I am attempting to a run a zero-inflated negative binomial mixed model. I ran an experiment where I gave adult snails a phosphorus-enriched diet and a phosphorous-depleted diets (P
). These snails all come from different families; there are 10 families (Lineages
). We also have 3 ploidy levels (diploid, triploid, tetraploid). Lineage is a random factor and will always be nested underneath a ploidy level. For example, Lineage A can only be diploid. It can never be triploid nor tetraploid. My dependent variable is embryo count, which is zero-inflated and the highest embryo number is 49. We measured adult length (Length
) since it has a significant linear relationship with embryo number.
This is my code:
model5 <- zeroinfl(Embryonumber ~ (Ploidy/1|Lineage) + P:Ploidy + Length,
data = x, dist = "negbin")
summary(model5)
What I think I have asked R to run is a zero-inflated negative binomial mixed model. Dependent is embryo number. Ploidy and P are fixed factors and I have included them as stand-alone factors and their interaction. Length is a covariate. Lineage is random and nested in Ploidy - Lineage cannot and should not be stand alone.
But I receive this error:
Error in Ploidy/1 : non-numeric argument to binary operator
I have 2 ideas here: 1) the format of my data is wrong or 2) coded a random factor nested in a fixed factor wrong.

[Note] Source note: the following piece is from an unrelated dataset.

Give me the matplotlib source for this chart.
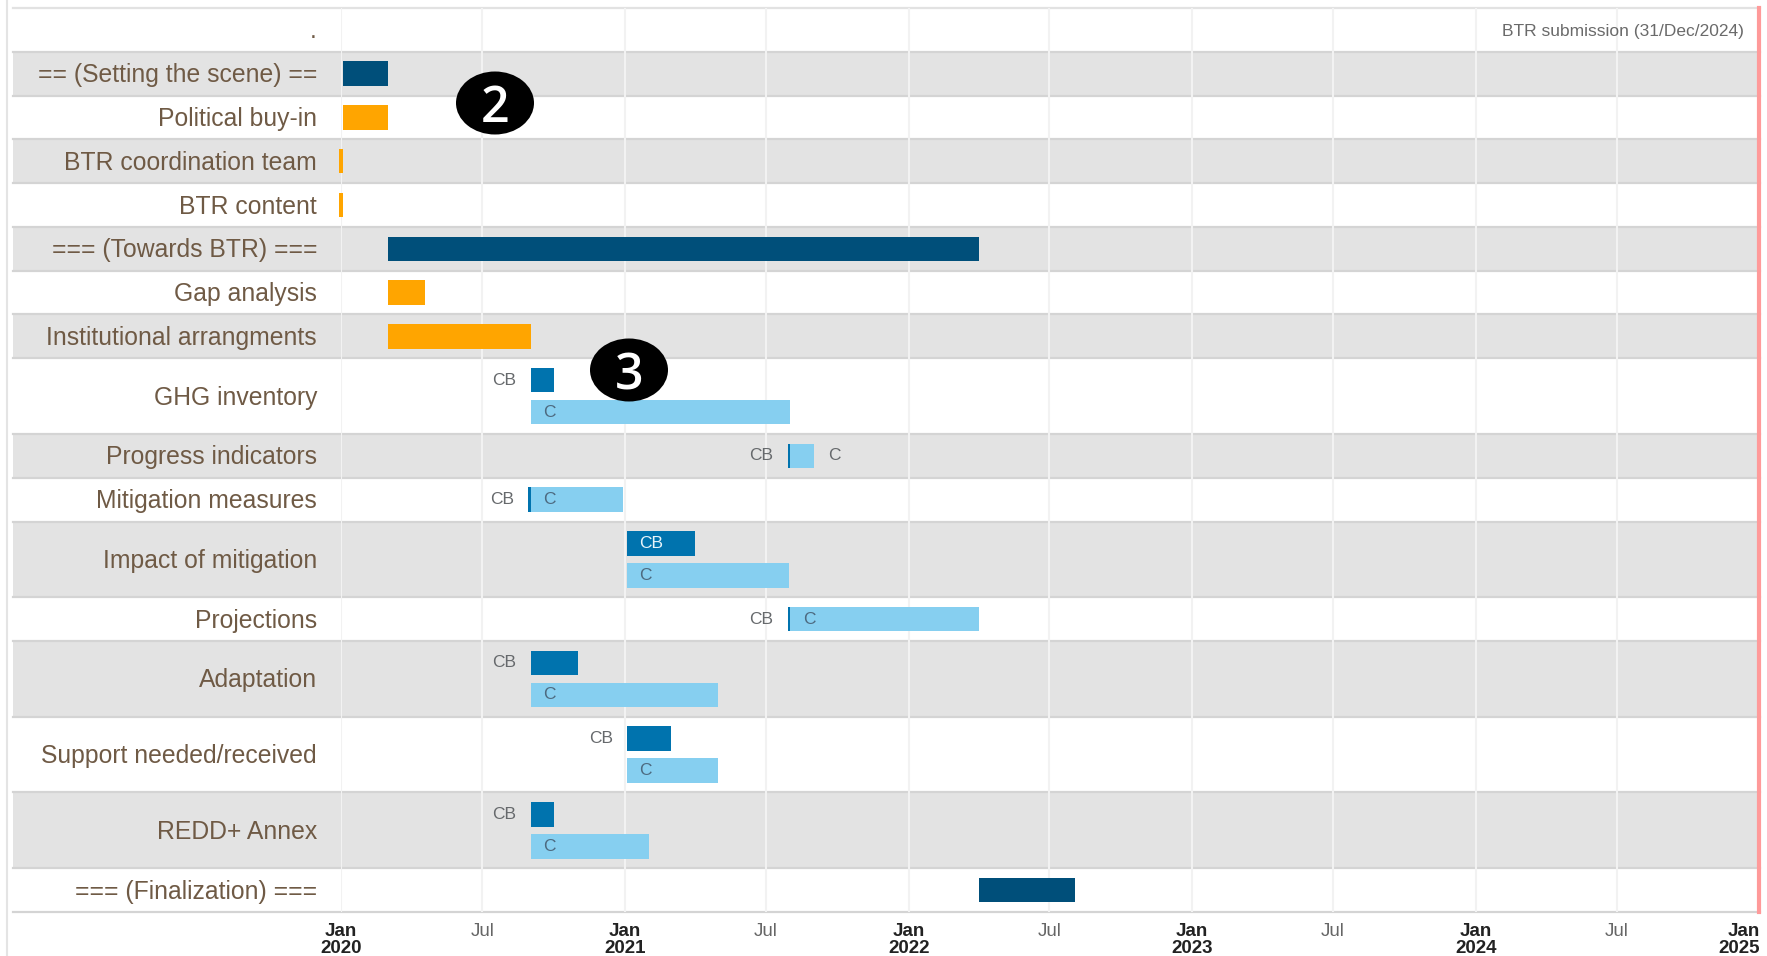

When I run summary of my data (summary (data)
) I receive:
Lineage Ploidy P SnailLetterSymbol Length Embryonumber
Length:99 Length:99 Length:99 Length:99 Min. :3.500 Min. : 0.000
Class :character Class :character Class :character Class :character 1st Qu.:4.000 1st Qu.: 2.000
Mode :character Mode :character Mode :character Mode :character Median :4.100 Median : 6.000
Mean :4.219 Mean : 9.364
3rd Qu.:4.500 3rd Qu.:14.000
Max. :5.000 Max. :49.000
Presence Standardized residuals
Min. :0.0000 Min. :-1.405440
1st Qu.:1.0000 1st Qu.:-0.706935
Median :1.0000 Median :-0.299980
Mean :0.7879 Mean :-0.000001
3rd Qu.:1.0000 3rd Qu.: 0.593960
Max. :1.0000 Max. : 3.461570
Do I need to recode my Ploidy or Lineage as a vector?
Here are the two columns in question, but let me know if you need more:
I am unsure if I used the correct syntax for nesting and random factors. I see most vignettes that random and nested factors always have the (1 | in front of both factors. I have not done this, because Ploidy is not random only Lineage is. I have taken advice on how to nest a random factor from: 1) https://stats.stackexchange.com/questions/228800/crossed-vs-nested-random-effects-how-do-they-differ-and-how-are-they-specified?noredirect=1&lq=1 2) https://www.muscardinus.be/statistics/nested.html 3) https://rdoodles.rbind.io/2019/11/nested-random-factors-in-mixed-multilevel-or-hierarchical-models/ 4) https://ourcodingclub.github.io/tutorials/mixed-models/#nested
I then attempted to use long-hand syntax (as described in link 2) but I receive an error. Code:
model5 <- zeroinfl(Embryonumber ~ (Ploidy:1|Lineage) + P:Ploidy + Length,
data = x, dist = "negbin")
summary(model5)
Error: Error in Ploidy:1 : NA/NaN argument
Do you all have any advice? Thank you!
An update: I have attempted the below code and I still receive the Error in Ploidy/Lineage : non-numeric argument to binary operator.
model4 <- zeroinfl(Embryonumber ~ (1 | Ploidy / Lineage) + P:Ploidy + Length| Presence,
data = x, dist = "negbin")
summary(model4)
As s commenter suggested I removed the nested factor, which is not an appropriate model for my data, but I wanted to at least test that the function works. Code:
model4 <- zeroinfl(Embryonumber ~ (1 | Lineage) + (1 | Ploidy) + P:Ploidy + Length| Presence,
data = x, dist = "negbin")
summary(model4)
Error:
Error in 1 | Lineage :
operations are possible only for numeric, logical or complex types
zeroinfl
doesn't handle random effects, so the only bar (|
) in your formula should be the one splitting the conditional from the zero-inflation model, e.g.Embryonumber ~ Lineage + P*Ploidy + Length| Presence
glmmTMB
, e.g.library(glmmTMB)
glmmTMB(Embryonumber ~ P*Ploidy + Length + (1|Lineage),
ziformula = ~ Presence,
data = x, family = "nbinom2")
Ploidy
as a random effect grouping variable; for a random effect grouping variable, you need (1) enough levels to estimate an among-group variance (≥ 5 is a typical rule of thumb) and (2) you need the levels to be exchangeable, i.e. the labels of the levels could be switched without changing the meaning of the model, which I suspect is not true for ploidy.